= Direct multiple shooting method =

Mathematical problem solving strategy

In the area of mathematics known as numerical ordinary differential equations, the direct multiple shooting method is a numerical method for the solution of boundary value problems. The method divides the interval over which a solution is sought into several smaller intervals, solves an initial value problem in each of the smaller intervals, and imposes additional matching conditions to form a solution on the whole interval. The method constitutes a significant improvement in distribution of nonlinearity and numerical stability over single shooting methods.

== Single shooting methods ==

Shooting methods can be used to solve boundary value problems (BVP) like
$$y(t) = f(t, y(t), y'(t)), \quad y(t_a) = y_a, \quad y(t_b) = y_b,$$
in which the time points t_{a} and t_{b} are known and we seek
$$y(t),\quad t \in (t_a,t_b).$$

Single shooting methods proceed as follows. Let y(t; t_{0}, y_{0}) denote the solution of the initial value problem (IVP)
$$y(t) = f(t, y(t), y'(t)), \quad y(t_0) = y_0, \quad y'(t_0) = p$$
Define the function F(p) as the difference between y(t_{b}; p) and the specified boundary value y_{b}: F(p) = y(t_{b}; p) − y_{b}. Then for every solution (y_{a}, y_{b}) of the boundary value problem we have y_{a}=y_{0} while y_{b} corresponds to a root of F. This root can be solved by any root-finding method given that certain method-dependent prerequisites are satisfied. This often will require initial guesses to y_{a} and y_{b}. Typically, analytic root finding is impossible and iterative methods such as Newton's method are used for this task.

The application of single shooting for the numerical solution of boundary value problems suffers from several drawbacks.

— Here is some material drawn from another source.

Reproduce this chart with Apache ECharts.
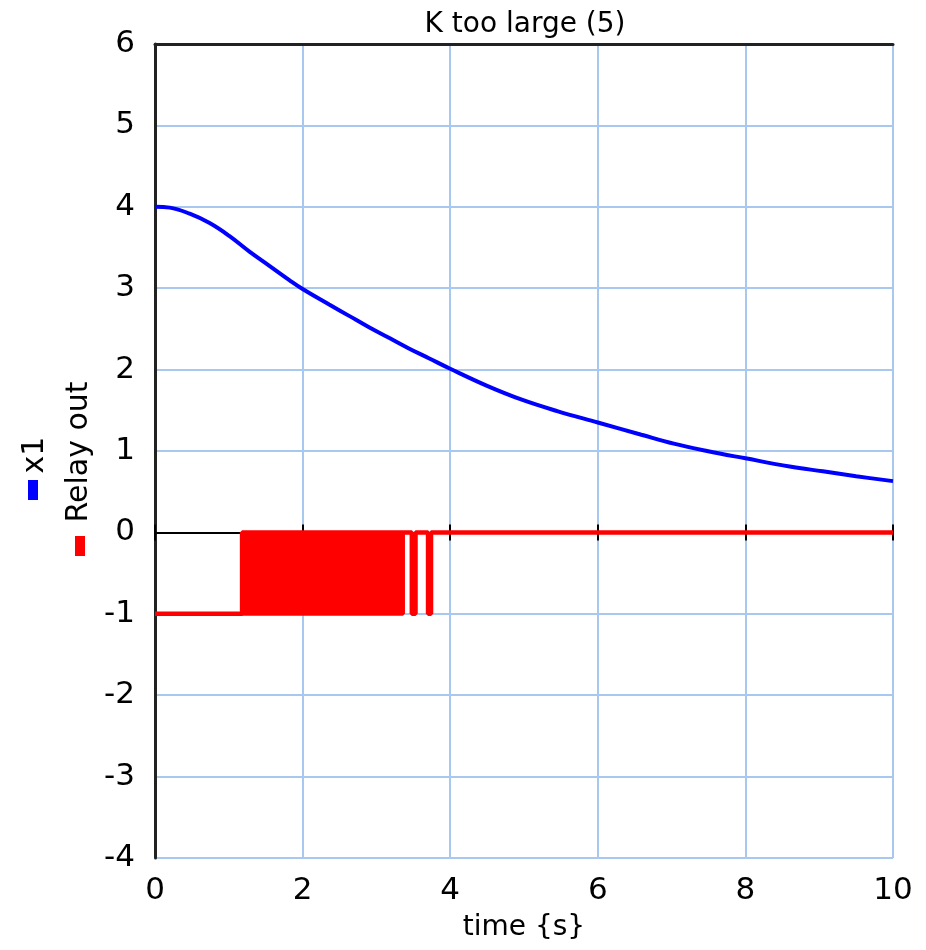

- For a given initial value y_{0} the solution of the IVP obviously must exist on the interval [t_{a},t_{b}] so that we can evaluate the function F whose root is sought.
For highly nonlinear or unstable ODEs, this requires the initial guess y_{0} to be extremely close to an actual but unknown solution y_{a}. Initial values that are chosen slightly off the true solution may lead to singularities or breakdown of the ODE solver method. Choosing such solutions is inevitable in an iterative root-finding method, however.
- Finite precision numerics may make it impossible at all to find initial values that allow for the solution of the ODE on the whole time interval.
- The nonlinearity of the ODE effectively becomes a nonlinearity of F, and requires a root-finding technique capable of solving nonlinear systems. Such methods typically converge slower as nonlinearities become more severe. The boundary value problem solver's performance suffers from this.
- Even stable and well-conditioned ODEs may make for unstable and ill-conditioned BVPs. A slight alteration of the initial value guess y_{0} may generate an extremely large step in the ODEs solution y(t_{b}; t_{a}, y_{0}) and thus in the values of the function F whose root is sought. Non-analytic root-finding methods can seldom cope with this behaviour.

== Multiple shooting ==

A direct multiple shooting method partitions the interval [t_{a}, t_{b}] by introducing additional grid points
$$t_a = t_0 < t_1 < \cdots < t_N = t_b .$$
The method starts by guessing somehow the values of y at all grid points t_{k} with 0 ≤ k ≤ N − 1. Denote these guesses by y_{k}. Let y(t; t_{k}, y_{k}) denote the solution emanating from the kth grid point, that is, the solution of the initial value problem
$$y'(t) = f(t, y(t)), \quad y(t_k) = y_k.$$
All these solutions can be pieced together to form a continuous trajectory if the values y match at the grid points. Thus, solutions of the boundary value problem correspond to solutions of the following system of N equations:
$$\begin{align}
y(t_1; t_0, y_0) &= y_1 \\
& \;\, \vdots \\
y(t_{N-1}; t_{N-2}, y_{N-2}) &= y_{N-1} \\
y(t_N; t_{N-1}, y_{N-1}) &= y_b.
\end{align}$$
The central N−2 equations are the matching conditions, and the first and last equations are the conditions y(t_{a}) = y_{a} and y(t_{b}) = y_{b} from the boundary value problem. The multiple shooting method solves the boundary value problem by solving this system of equations. Typically, a modification of the Newton's method is used for the latter task.

=== Multiple shooting and parallel-in-time methods ===
Multiple shooting has been adopted to derive parallel solvers for initial value problems.
For example, the Parareal parallel-in-time integration method can be derived as a multiple shooting algorithm with a special approximation of the Jacobian.